Data:
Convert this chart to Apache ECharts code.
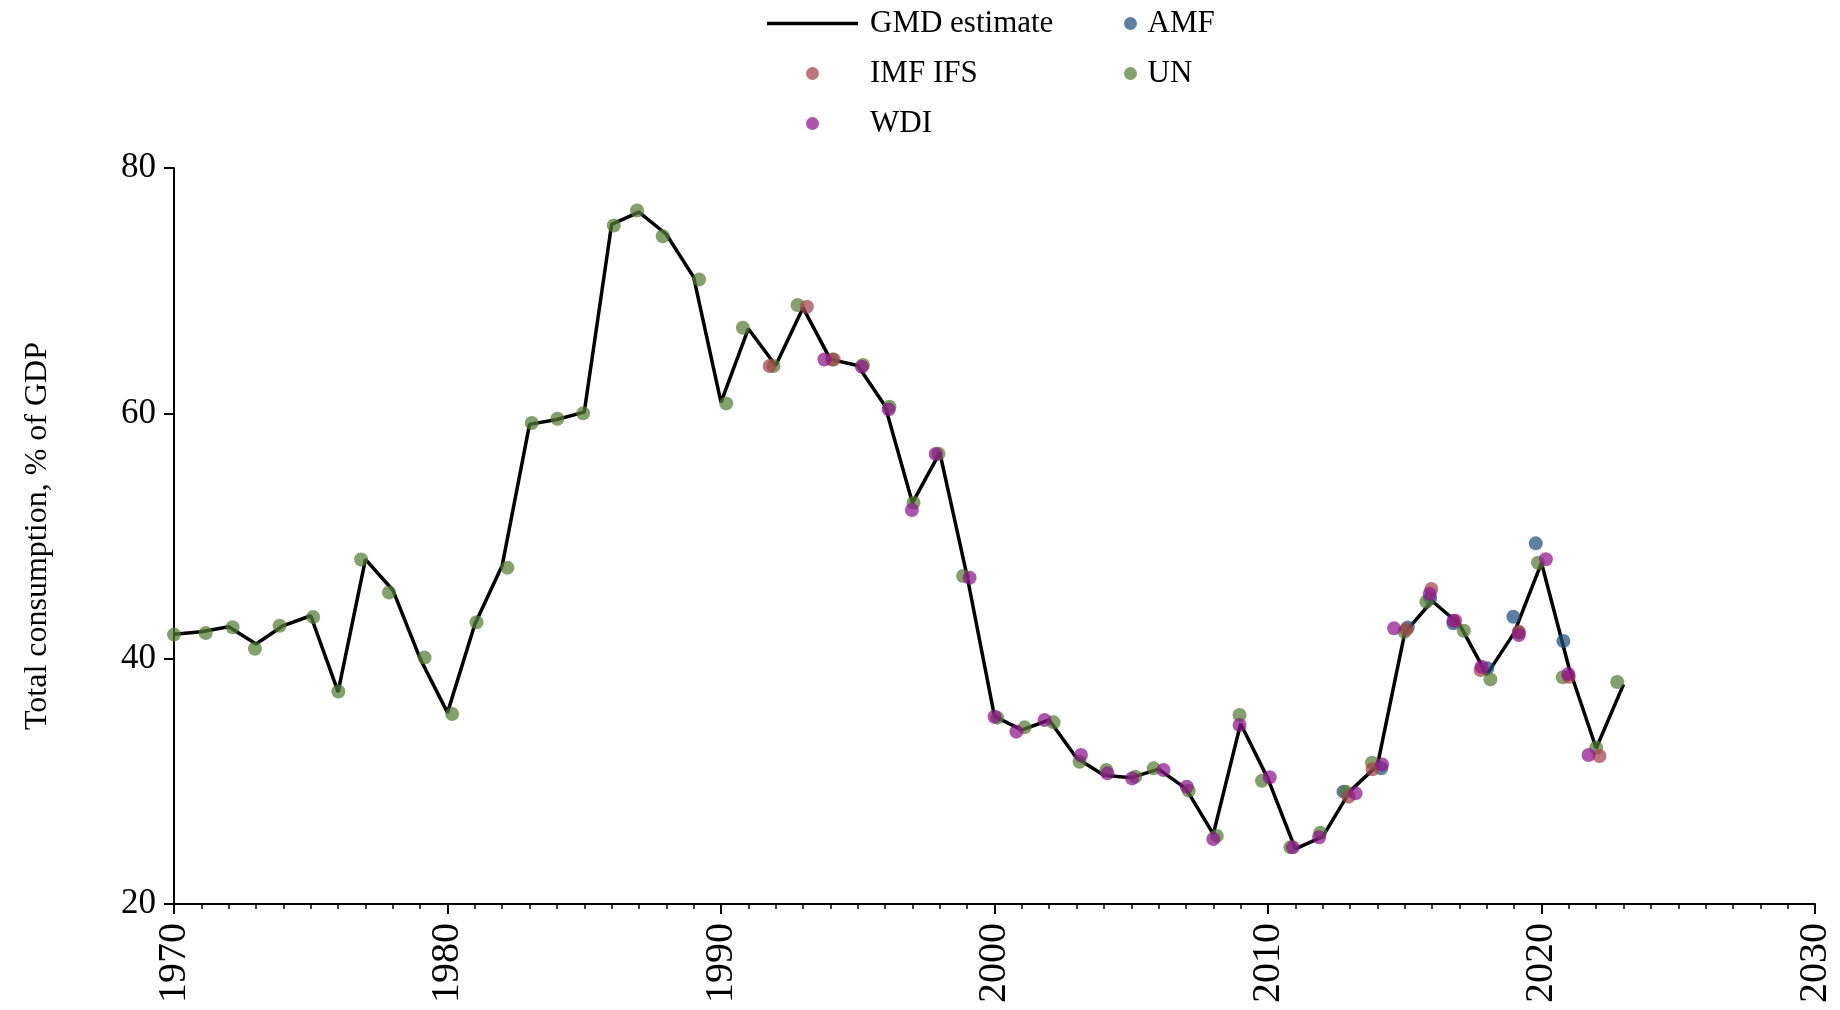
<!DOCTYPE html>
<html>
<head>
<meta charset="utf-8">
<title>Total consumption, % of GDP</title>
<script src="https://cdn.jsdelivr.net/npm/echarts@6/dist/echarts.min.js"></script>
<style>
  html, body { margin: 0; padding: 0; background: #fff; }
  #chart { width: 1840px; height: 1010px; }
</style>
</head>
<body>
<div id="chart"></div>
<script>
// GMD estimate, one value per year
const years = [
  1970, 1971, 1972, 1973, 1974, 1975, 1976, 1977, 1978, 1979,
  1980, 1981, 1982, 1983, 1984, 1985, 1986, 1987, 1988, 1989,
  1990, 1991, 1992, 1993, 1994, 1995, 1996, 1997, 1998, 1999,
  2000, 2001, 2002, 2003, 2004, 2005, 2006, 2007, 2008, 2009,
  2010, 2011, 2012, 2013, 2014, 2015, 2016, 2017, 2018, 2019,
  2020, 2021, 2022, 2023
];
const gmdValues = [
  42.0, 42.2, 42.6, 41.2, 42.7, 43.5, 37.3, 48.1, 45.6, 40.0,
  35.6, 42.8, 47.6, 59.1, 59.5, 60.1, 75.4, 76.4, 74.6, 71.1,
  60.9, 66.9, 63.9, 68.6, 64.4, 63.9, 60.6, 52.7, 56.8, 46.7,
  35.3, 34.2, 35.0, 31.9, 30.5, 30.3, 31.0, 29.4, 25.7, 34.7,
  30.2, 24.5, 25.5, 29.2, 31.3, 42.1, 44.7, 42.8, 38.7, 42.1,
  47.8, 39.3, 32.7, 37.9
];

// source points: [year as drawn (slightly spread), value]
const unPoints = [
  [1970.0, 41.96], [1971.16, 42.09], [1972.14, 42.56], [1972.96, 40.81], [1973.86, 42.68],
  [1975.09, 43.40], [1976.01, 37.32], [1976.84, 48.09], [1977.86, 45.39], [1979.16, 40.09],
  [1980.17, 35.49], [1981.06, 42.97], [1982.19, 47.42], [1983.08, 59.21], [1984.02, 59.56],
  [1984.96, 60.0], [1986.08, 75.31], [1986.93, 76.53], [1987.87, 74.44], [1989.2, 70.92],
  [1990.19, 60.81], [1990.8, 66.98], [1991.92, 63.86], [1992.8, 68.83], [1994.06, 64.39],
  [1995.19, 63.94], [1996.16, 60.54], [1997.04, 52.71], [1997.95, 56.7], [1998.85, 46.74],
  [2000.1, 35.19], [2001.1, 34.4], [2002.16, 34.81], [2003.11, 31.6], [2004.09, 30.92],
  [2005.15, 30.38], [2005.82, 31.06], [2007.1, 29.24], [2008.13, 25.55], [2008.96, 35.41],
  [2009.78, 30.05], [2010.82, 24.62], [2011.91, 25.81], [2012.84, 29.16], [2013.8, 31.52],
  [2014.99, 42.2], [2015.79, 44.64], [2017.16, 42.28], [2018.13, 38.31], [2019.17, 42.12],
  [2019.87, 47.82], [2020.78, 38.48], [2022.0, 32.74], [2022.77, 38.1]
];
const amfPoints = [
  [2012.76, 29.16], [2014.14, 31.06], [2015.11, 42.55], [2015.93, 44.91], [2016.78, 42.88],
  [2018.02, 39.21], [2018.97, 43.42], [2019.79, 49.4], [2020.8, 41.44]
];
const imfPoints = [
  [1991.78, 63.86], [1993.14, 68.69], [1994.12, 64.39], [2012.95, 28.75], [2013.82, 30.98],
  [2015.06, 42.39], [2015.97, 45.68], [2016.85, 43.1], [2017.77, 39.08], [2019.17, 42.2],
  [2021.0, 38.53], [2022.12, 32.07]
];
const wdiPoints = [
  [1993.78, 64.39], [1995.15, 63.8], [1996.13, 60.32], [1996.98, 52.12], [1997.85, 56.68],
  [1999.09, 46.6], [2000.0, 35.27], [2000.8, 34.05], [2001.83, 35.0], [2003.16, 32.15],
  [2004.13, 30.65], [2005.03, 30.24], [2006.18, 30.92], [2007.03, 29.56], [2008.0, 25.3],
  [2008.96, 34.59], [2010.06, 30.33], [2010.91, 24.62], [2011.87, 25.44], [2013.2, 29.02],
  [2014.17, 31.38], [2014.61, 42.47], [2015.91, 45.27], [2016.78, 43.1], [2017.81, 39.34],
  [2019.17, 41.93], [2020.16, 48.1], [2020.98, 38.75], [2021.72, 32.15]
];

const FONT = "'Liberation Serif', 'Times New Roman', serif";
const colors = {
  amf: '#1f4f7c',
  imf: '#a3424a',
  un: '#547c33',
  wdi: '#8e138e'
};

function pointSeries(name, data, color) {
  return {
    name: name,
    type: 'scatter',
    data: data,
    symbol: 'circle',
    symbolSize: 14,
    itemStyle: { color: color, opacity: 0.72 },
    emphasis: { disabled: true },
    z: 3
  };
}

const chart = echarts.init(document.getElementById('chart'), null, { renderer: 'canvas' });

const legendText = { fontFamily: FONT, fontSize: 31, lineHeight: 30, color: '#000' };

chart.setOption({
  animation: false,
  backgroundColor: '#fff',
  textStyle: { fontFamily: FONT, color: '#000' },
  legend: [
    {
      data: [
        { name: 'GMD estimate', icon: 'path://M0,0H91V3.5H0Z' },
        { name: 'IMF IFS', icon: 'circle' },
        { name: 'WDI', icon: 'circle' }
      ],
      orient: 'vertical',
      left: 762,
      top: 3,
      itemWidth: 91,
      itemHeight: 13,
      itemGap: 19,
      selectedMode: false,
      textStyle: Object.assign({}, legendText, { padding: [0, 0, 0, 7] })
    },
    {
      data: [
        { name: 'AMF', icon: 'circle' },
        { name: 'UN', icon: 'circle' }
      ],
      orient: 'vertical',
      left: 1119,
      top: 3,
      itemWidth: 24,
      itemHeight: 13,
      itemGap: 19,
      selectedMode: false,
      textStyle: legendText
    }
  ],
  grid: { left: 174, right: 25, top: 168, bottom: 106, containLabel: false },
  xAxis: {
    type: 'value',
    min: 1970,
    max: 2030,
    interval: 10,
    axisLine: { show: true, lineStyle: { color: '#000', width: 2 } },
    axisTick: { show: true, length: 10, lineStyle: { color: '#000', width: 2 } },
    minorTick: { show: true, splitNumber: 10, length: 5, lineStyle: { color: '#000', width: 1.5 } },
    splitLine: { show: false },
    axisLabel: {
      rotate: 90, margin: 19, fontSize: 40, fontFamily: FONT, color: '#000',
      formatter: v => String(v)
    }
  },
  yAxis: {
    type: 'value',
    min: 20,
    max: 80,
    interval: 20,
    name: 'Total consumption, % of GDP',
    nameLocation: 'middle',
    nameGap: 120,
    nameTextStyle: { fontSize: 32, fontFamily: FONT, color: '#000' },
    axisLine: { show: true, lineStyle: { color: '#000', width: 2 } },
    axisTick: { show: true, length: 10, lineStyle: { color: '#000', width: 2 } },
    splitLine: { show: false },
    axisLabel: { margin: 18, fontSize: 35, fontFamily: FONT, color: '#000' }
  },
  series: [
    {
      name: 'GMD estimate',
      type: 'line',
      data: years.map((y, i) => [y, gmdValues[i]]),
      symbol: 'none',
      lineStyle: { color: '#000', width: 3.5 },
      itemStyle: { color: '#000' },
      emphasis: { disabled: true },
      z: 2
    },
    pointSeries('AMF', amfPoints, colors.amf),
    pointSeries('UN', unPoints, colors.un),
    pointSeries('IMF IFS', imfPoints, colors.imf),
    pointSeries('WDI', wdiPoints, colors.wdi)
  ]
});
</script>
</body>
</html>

What you have to do: Transcribe the whole listing, character for character, but not its images.

Problem solution:
Convert this chart to Apache ECharts code.
<!DOCTYPE html>
<html>
<head>
<meta charset="utf-8">
<title>Total consumption, % of GDP</title>
<script src="https://cdn.jsdelivr.net/npm/echarts@6/dist/echarts.min.js"></script>
<style>
  html, body { margin: 0; padding: 0; background: #fff; }
  #chart { width: 1840px; height: 1010px; }
</style>
</head>
<body>
<div id="chart"></div>
<script>
// GMD estimate, one value per year
const years = [
  1970, 1971, 1972, 1973, 1974, 1975, 1976, 1977, 1978, 1979,
  1980, 1981, 1982, 1983, 1984, 1985, 1986, 1987, 1988, 1989,
  1990, 1991, 1992, 1993, 1994, 1995, 1996, 1997, 1998, 1999,
  2000, 2001, 2002, 2003, 2004, 2005, 2006, 2007, 2008, 2009,
  2010, 2011, 2012, 2013, 2014, 2015, 2016, 2017, 2018, 2019,
  2020, 2021, 2022, 2023
];
const gmdValues = [
  42.0, 42.2, 42.6, 41.2, 42.7, 43.5, 37.3, 48.1, 45.6, 40.0,
  35.6, 42.8, 47.6, 59.1, 59.5, 60.1, 75.4, 76.4, 74.6, 71.1,
  60.9, 66.9, 63.9, 68.6, 64.4, 63.9, 60.6, 52.7, 56.8, 46.7,
  35.3, 34.2, 35.0, 31.9, 30.5, 30.3, 31.0, 29.4, 25.7, 34.7,
  30.2, 24.5, 25.5, 29.2, 31.3, 42.1, 44.7, 42.8, 38.7, 42.1,
  47.8, 39.3, 32.7, 37.9
];

// source points: [year as drawn (slightly spread), value]
const unPoints = [
  [1970.0, 41.96], [1971.16, 42.09], [1972.14, 42.56], [1972.96, 40.81], [1973.86, 42.68],
  [1975.09, 43.40], [1976.01, 37.32], [1976.84, 48.09], [1977.86, 45.39], [1979.16, 40.09],
  [1980.17, 35.49], [1981.06, 42.97], [1982.19, 47.42], [1983.08, 59.21], [1984.02, 59.56],
  [1984.96, 60.0], [1986.08, 75.31], [1986.93, 76.53], [1987.87, 74.44], [1989.2, 70.92],
  [1990.19, 60.81], [1990.8, 66.98], [1991.92, 63.86], [1992.8, 68.83], [1994.06, 64.39],
  [1995.19, 63.94], [1996.16, 60.54], [1997.04, 52.71], [1997.95, 56.7], [1998.85, 46.74],
  [2000.1, 35.19], [2001.1, 34.4], [2002.16, 34.81], [2003.11, 31.6], [2004.09, 30.92],
  [2005.15, 30.38], [2005.82, 31.06], [2007.1, 29.24], [2008.13, 25.55], [2008.96, 35.41],
  [2009.78, 30.05], [2010.82, 24.62], [2011.91, 25.81], [2012.84, 29.16], [2013.8, 31.52],
  [2014.99, 42.2], [2015.79, 44.64], [2017.16, 42.28], [2018.13, 38.31], [2019.17, 42.12],
  [2019.87, 47.82], [2020.78, 38.48], [2022.0, 32.74], [2022.77, 38.1]
];
const amfPoints = [
  [2012.76, 29.16], [2014.14, 31.06], [2015.11, 42.55], [2015.93, 44.91], [2016.78, 42.88],
  [2018.02, 39.21], [2018.97, 43.42], [2019.79, 49.4], [2020.8, 41.44]
];
const imfPoints = [
  [1991.78, 63.86], [1993.14, 68.69], [1994.12, 64.39], [2012.95, 28.75], [2013.82, 30.98],
  [2015.06, 42.39], [2015.97, 45.68], [2016.85, 43.1], [2017.77, 39.08], [2019.17, 42.2],
  [2021.0, 38.53], [2022.12, 32.07]
];
const wdiPoints = [
  [1993.78, 64.39], [1995.15, 63.8], [1996.13, 60.32], [1996.98, 52.12], [1997.85, 56.68],
  [1999.09, 46.6], [2000.0, 35.27], [2000.8, 34.05], [2001.83, 35.0], [2003.16, 32.15],
  [2004.13, 30.65], [2005.03, 30.24], [2006.18, 30.92], [2007.03, 29.56], [2008.0, 25.3],
  [2008.96, 34.59], [2010.06, 30.33], [2010.91, 24.62], [2011.87, 25.44], [2013.2, 29.02],
  [2014.17, 31.38], [2014.61, 42.47], [2015.91, 45.27], [2016.78, 43.1], [2017.81, 39.34],
  [2019.17, 41.93], [2020.16, 48.1], [2020.98, 38.75], [2021.72, 32.15]
];

const FONT = "'Liberation Serif', 'Times New Roman', serif";
const colors = {
  amf: '#1f4f7c',
  imf: '#a3424a',
  un: '#547c33',
  wdi: '#8e138e'
};

function pointSeries(name, data, color) {
  return {
    name: name,
    type: 'scatter',
    data: data,
    symbol: 'circle',
    symbolSize: 14,
    itemStyle: { color: color, opacity: 0.72 },
    emphasis: { disabled: true },
    z: 3
  };
}

const chart = echarts.init(document.getElementById('chart'), null, { renderer: 'canvas' });

const legendText = { fontFamily: FONT, fontSize: 31, lineHeight: 30, color: '#000' };

chart.setOption({
  animation: false,
  backgroundColor: '#fff',
  textStyle: { fontFamily: FONT, color: '#000' },
  legend: [
    {
      data: [
        { name: 'GMD estimate', icon: 'path://M0,0H91V3.5H0Z' },
        { name: 'IMF IFS', icon: 'circle' },
        { name: 'WDI', icon: 'circle' }
      ],
      orient: 'vertical',
      left: 762,
      top: 3,
      itemWidth: 91,
      itemHeight: 13,
      itemGap: 19,
      selectedMode: false,
      textStyle: Object.assign({}, legendText, { padding: [0, 0, 0, 7] })
    },
    {
      data: [
        { name: 'AMF', icon: 'circle' },
        { name: 'UN', icon: 'circle' }
      ],
      orient: 'vertical',
      left: 1119,
      top: 3,
      itemWidth: 24,
      itemHeight: 13,
      itemGap: 19,
      selectedMode: false,
      textStyle: legendText
    }
  ],
  grid: { left: 174, right: 25, top: 168, bottom: 106, containLabel: false },
  xAxis: {
    type: 'value',
    min: 1970,
    max: 2030,
    interval: 10,
    axisLine: { show: true, lineStyle: { color: '#000', width: 2 } },
    axisTick: { show: true, length: 10, lineStyle: { color: '#000', width: 2 } },
    minorTick: { show: true, splitNumber: 10, length: 5, lineStyle: { color: '#000', width: 1.5 } },
    splitLine: { show: false },
    axisLabel: {
      rotate: 90, margin: 19, fontSize: 40, fontFamily: FONT, color: '#000',
      formatter: v => String(v)
    }
  },
  yAxis: {
    type: 'value',
    min: 20,
    max: 80,
    interval: 20,
    name: 'Total consumption, % of GDP',
    nameLocation: 'middle',
    nameGap: 120,
    nameTextStyle: { fontSize: 32, fontFamily: FONT, color: '#000' },
    axisLine: { show: true, lineStyle: { color: '#000', width: 2 } },
    axisTick: { show: true, length: 10, lineStyle: { color: '#000', width: 2 } },
    splitLine: { show: false },
    axisLabel: { margin: 18, fontSize: 35, fontFamily: FONT, color: '#000' }
  },
  series: [
    {
      name: 'GMD estimate',
      type: 'line',
      data: years.map((y, i) => [y, gmdValues[i]]),
      symbol: 'none',
      lineStyle: { color: '#000', width: 3.5 },
      itemStyle: { color: '#000' },
      emphasis: { disabled: true },
      z: 2
    },
    pointSeries('AMF', amfPoints, colors.amf),
    pointSeries('UN', unPoints, colors.un),
    pointSeries('IMF IFS', imfPoints, colors.imf),
    pointSeries('WDI', wdiPoints, colors.wdi)
  ]
});
</script>
</body>
</html>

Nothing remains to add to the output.